TASK DESCRIPTION
Can you copy out the data exactly? Leave the images out.

COLLECTED MATERIAL
:::

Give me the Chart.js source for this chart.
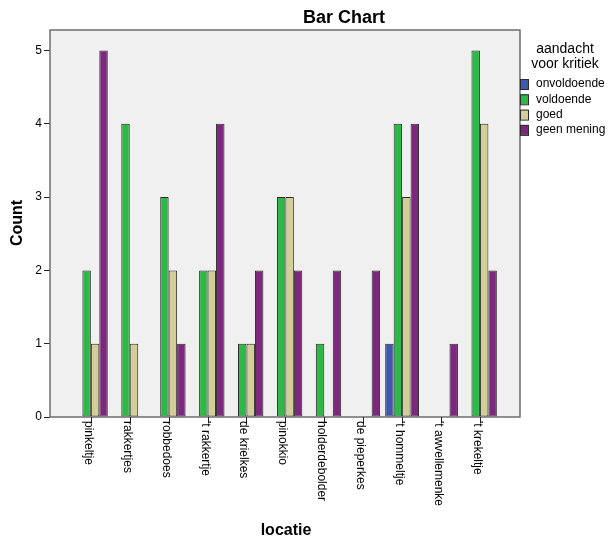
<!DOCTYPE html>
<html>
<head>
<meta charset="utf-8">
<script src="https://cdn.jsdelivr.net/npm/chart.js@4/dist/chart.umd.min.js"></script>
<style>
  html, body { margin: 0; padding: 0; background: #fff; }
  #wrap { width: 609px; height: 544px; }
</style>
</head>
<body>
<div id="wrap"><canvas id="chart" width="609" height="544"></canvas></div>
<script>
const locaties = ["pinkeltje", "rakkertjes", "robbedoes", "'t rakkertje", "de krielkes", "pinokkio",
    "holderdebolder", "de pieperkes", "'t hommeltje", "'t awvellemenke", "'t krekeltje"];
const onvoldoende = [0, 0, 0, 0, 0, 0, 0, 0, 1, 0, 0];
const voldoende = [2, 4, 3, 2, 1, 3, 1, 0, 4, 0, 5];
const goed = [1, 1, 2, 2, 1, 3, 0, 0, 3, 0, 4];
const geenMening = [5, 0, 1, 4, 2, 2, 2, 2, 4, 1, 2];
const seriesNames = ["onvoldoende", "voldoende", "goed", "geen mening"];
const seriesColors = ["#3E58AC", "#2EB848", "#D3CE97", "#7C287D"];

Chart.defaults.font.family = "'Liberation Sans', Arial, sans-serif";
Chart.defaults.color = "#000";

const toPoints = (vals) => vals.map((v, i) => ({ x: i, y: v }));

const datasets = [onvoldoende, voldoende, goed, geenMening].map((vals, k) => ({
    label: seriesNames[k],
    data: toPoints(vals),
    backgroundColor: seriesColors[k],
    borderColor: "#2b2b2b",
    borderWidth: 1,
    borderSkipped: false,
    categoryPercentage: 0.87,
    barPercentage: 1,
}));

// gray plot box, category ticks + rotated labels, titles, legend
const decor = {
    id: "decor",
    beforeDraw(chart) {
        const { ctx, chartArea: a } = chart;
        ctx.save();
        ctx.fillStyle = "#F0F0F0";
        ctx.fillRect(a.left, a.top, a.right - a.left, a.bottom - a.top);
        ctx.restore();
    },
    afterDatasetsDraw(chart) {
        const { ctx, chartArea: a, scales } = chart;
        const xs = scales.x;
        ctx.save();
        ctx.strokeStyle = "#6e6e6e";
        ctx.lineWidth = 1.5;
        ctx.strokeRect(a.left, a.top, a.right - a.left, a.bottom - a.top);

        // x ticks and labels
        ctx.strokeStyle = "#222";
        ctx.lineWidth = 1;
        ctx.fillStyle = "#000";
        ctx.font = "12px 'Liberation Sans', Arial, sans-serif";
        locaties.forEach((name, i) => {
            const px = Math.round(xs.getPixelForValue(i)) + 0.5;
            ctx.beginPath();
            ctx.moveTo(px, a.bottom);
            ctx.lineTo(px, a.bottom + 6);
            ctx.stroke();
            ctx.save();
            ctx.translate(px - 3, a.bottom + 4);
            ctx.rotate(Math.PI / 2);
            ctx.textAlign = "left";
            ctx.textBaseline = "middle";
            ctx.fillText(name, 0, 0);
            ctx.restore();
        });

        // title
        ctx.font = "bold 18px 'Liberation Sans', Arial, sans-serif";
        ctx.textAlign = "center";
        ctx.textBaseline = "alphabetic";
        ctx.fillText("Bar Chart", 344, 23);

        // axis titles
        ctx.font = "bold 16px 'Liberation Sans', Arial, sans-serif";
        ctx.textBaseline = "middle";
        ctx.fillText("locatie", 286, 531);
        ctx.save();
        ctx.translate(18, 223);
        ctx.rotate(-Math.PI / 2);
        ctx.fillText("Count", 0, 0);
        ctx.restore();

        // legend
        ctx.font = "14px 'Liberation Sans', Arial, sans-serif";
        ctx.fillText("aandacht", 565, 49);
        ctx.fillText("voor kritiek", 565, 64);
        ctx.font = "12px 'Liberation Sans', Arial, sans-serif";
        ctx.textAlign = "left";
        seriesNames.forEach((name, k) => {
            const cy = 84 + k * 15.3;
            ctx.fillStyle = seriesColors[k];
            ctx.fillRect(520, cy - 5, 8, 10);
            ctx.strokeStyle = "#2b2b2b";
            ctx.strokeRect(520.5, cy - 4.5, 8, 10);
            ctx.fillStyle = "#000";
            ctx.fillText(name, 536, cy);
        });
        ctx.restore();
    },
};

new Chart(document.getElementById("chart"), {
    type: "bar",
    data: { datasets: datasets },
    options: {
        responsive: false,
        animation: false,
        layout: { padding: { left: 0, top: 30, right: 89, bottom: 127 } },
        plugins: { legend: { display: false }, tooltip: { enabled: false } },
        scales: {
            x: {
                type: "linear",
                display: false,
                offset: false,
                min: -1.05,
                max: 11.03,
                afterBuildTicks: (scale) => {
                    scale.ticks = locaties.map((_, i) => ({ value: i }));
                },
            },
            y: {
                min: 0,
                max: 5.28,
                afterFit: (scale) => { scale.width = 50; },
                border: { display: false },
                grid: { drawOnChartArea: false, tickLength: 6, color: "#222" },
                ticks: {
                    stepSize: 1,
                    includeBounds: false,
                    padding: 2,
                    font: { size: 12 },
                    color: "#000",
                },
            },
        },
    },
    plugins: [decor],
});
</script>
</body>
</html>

:::

SOLUTION TO THE PROBLEM
Give me the Chart.js source for this chart.
<!DOCTYPE html>
<html>
<head>
<meta charset="utf-8">
<script src="https://cdn.jsdelivr.net/npm/chart.js@4/dist/chart.umd.min.js"></script>
<style>
  html, body { margin: 0; padding: 0; background: #fff; }
  #wrap { width: 609px; height: 544px; }
</style>
</head>
<body>
<div id="wrap"><canvas id="chart" width="609" height="544"></canvas></div>
<script>
const locaties = ["pinkeltje", "rakkertjes", "robbedoes", "'t rakkertje", "de krielkes", "pinokkio",
    "holderdebolder", "de pieperkes", "'t hommeltje", "'t awvellemenke", "'t krekeltje"];
const onvoldoende = [0, 0, 0, 0, 0, 0, 0, 0, 1, 0, 0];
const voldoende = [2, 4, 3, 2, 1, 3, 1, 0, 4, 0, 5];
const goed = [1, 1, 2, 2, 1, 3, 0, 0, 3, 0, 4];
const geenMening = [5, 0, 1, 4, 2, 2, 2, 2, 4, 1, 2];
const seriesNames = ["onvoldoende", "voldoende", "goed", "geen mening"];
const seriesColors = ["#3E58AC", "#2EB848", "#D3CE97", "#7C287D"];

Chart.defaults.font.family = "'Liberation Sans', Arial, sans-serif";
Chart.defaults.color = "#000";

const toPoints = (vals) => vals.map((v, i) => ({ x: i, y: v }));

const datasets = [onvoldoende, voldoende, goed, geenMening].map((vals, k) => ({
    label: seriesNames[k],
    data: toPoints(vals),
    backgroundColor: seriesColors[k],
    borderColor: "#2b2b2b",
    borderWidth: 1,
    borderSkipped: false,
    categoryPercentage: 0.87,
    barPercentage: 1,
}));

// gray plot box, category ticks + rotated labels, titles, legend
const decor = {
    id: "decor",
    beforeDraw(chart) {
        const { ctx, chartArea: a } = chart;
        ctx.save();
        ctx.fillStyle = "#F0F0F0";
        ctx.fillRect(a.left, a.top, a.right - a.left, a.bottom - a.top);
        ctx.restore();
    },
    afterDatasetsDraw(chart) {
        const { ctx, chartArea: a, scales } = chart;
        const xs = scales.x;
        ctx.save();
        ctx.strokeStyle = "#6e6e6e";
        ctx.lineWidth = 1.5;
        ctx.strokeRect(a.left, a.top, a.right - a.left, a.bottom - a.top);

        // x ticks and labels
        ctx.strokeStyle = "#222";
        ctx.lineWidth = 1;
        ctx.fillStyle = "#000";
        ctx.font = "12px 'Liberation Sans', Arial, sans-serif";
        locaties.forEach((name, i) => {
            const px = Math.round(xs.getPixelForValue(i)) + 0.5;
            ctx.beginPath();
            ctx.moveTo(px, a.bottom);
            ctx.lineTo(px, a.bottom + 6);
            ctx.stroke();
            ctx.save();
            ctx.translate(px - 3, a.bottom + 4);
            ctx.rotate(Math.PI / 2);
            ctx.textAlign = "left";
            ctx.textBaseline = "middle";
            ctx.fillText(name, 0, 0);
            ctx.restore();
        });

        // title
        ctx.font = "bold 18px 'Liberation Sans', Arial, sans-serif";
        ctx.textAlign = "center";
        ctx.textBaseline = "alphabetic";
        ctx.fillText("Bar Chart", 344, 23);

        // axis titles
        ctx.font = "bold 16px 'Liberation Sans', Arial, sans-serif";
        ctx.textBaseline = "middle";
        ctx.fillText("locatie", 286, 531);
        ctx.save();
        ctx.translate(18, 223);
        ctx.rotate(-Math.PI / 2);
        ctx.fillText("Count", 0, 0);
        ctx.restore();

        // legend
        ctx.font = "14px 'Liberation Sans', Arial, sans-serif";
        ctx.fillText("aandacht", 565, 49);
        ctx.fillText("voor kritiek", 565, 64);
        ctx.font = "12px 'Liberation Sans', Arial, sans-serif";
        ctx.textAlign = "left";
        seriesNames.forEach((name, k) => {
            const cy = 84 + k * 15.3;
            ctx.fillStyle = seriesColors[k];
            ctx.fillRect(520, cy - 5, 8, 10);
            ctx.strokeStyle = "#2b2b2b";
            ctx.strokeRect(520.5, cy - 4.5, 8, 10);
            ctx.fillStyle = "#000";
            ctx.fillText(name, 536, cy);
        });
        ctx.restore();
    },
};

new Chart(document.getElementById("chart"), {
    type: "bar",
    data: { datasets: datasets },
    options: {
        responsive: false,
        animation: false,
        layout: { padding: { left: 0, top: 30, right: 89, bottom: 127 } },
        plugins: { legend: { display: false }, tooltip: { enabled: false } },
        scales: {
            x: {
                type: "linear",
                display: false,
                offset: false,
                min: -1.05,
                max: 11.03,
                afterBuildTicks: (scale) => {
                    scale.ticks = locaties.map((_, i) => ({ value: i }));
                },
            },
            y: {
                min: 0,
                max: 5.28,
                afterFit: (scale) => { scale.width = 50; },
                border: { display: false },
                grid: { drawOnChartArea: false, tickLength: 6, color: "#222" },
                ticks: {
                    stepSize: 1,
                    includeBounds: false,
                    padding: 2,
                    font: { size: 12 },
                    color: "#000",
                },
            },
        },
    },
    plugins: [decor],
});
</script>
</body>
</html>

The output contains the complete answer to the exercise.